Worst of all, and this has been true throughout the episode (which I regard as a journalism scandal rather than a political one), the news stories and news commentary about Herman Cain’s alleged sexual harassment have almost totally neglected to make it clear to readers what sexual harassment is. The story has been repeatedly referred to as a “sex scandal,” which is wrong and misleading: there is no sex in the form of sexual harassment at issue. The so-called charges (there are no charges at this point) are repeatedly being called “serious,” suggesting Cain did something genuinely substantial and wrong, when that is completely unknown. A lot of conduct that can be used to support sexual harassment allegations may be neither intentional nor objectively harmful in any way. The average member of the public who does not deal with the term sexual harassment as a legal term presumes that it always involves so-called “quid pro quo” sexual harassment: a superior’s solicitation of sexual intercourse or other sexual conduct from a subordinate, using threats, direct or implicit, to make the subordinate comply.
This is Bill Clinton-style sexual harassment, which the public heard enough about during the Paula Jones matter to imprint it indelibly on its mind. It is also the kind of sexual harassment usually on display in “Mad Men” and in other fictional venues. The news media knows this, or should know it, so it has an obligation to make clear that this is not what the two women who filed complaints with the National Restaurant Association alleged, whatever it was that they alleged.
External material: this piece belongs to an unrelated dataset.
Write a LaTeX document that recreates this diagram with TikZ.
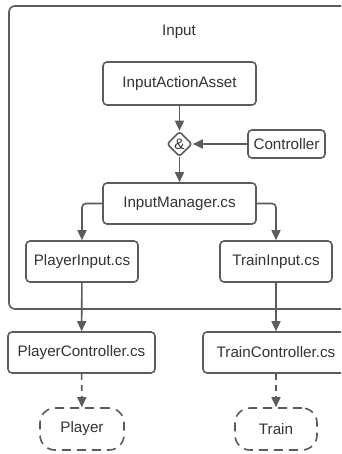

This should be done as a necessary component off every single story and piece of commentary about the matter, because to do otherwise is affirmatively misleading.
Cain’s mysterious, undefined, unproven and never-described sexual harassment was what is called “hostile work environment” sexual harassment. Among the conduct that have been held in particular circumstances to constitute “hostile work environment” sexual harassment are using words of endearment or compliments of a physical nature that an employee considers inappropriate, a repeated request to get together socially that an employee considers unwelcome, jokes, songs, non-sexual touching (such as putting a hand on a woman’s shoulder), e-mails including jokes, stories or photos of a sexual or risqué nature, insults with sexual associations, such as “bitch” or “whore,” looks that an individual perceives as leering or uncomfortably intense, an individual repeatedly looking at a woman’s breast, legs or derriere…or an executive encouraging or permitting any of this conduct to occur repeatedly by other employees or, in the case of an association, members or customers. As far as sexual harassment law is concerned, it doesn’t matter whether the offender intended any of this to be disruptive or not, or whether more than one member of the extended staff finds it so.
Is this what the news reports and commentary about Cain’s phantom harassment charges have clearly suggested he was guilty of fifteen years ago? Absolutely not.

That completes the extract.